All participants found the entry point for reporting an incident.
Nearly all participants understood which category to report the incident under.
Some participants were confused by the categories “someone might cause self-harm” and “public harm threatening message”.
Some participants said they wouldn’t report minor user behaviour issues.
For most participants, the ideal time period to receive a response is 2-3 days.The maximum time expected is 1 week and the minimum is within a few hours.
Most of the participants thought the following would be most important on a community guidance page, when reporting non-life threatening user behaviour:
1. Instruction on what you should do in this case
2. Name and contact of the people you can reach out to
Automation was a theme among two participants.

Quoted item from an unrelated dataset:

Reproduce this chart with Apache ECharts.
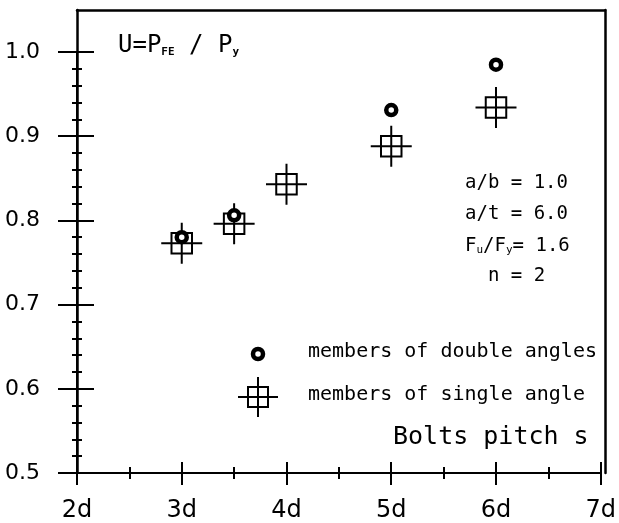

While one participant was concerned about their report not being read by a human, another participant thought an automated system would check if the abuser had any past history of threats and offences, and delete the offensive comment accordingly.

Recommendations[edit]

“I'm a little afraid that it will be sent to an automated system and that it won't actually be read by human beings.”

Now[edit]

Keep the user flow as it is, since all participants understood where to report an incident.
Provide more clarity about the categories “someone might cause self-harm” and “public harm threatening message”: either by changing the wording or considering other ways to categorise the types of abuse users want to report.
Set expectations that a human will be responding, not an automated system, to alleviate user concerns.

Future ideas[edit]

Build an intelligent system to reduce the response/action time based on a report.
Utilise a ‘user reputation score’ to decide the likelihood of a report being true or false.
Use natural language queries from the reporter to identify the best course of action (e.g. “Someone called me a pig on my talk page”, “I see someone outside my door with a baseball bat”...)
Allow additional evidence to be added such as images, voice notes etc.
A/B test removing an abusive message after it has been reported vs keeping it on the talk page with assurance that it has been reported.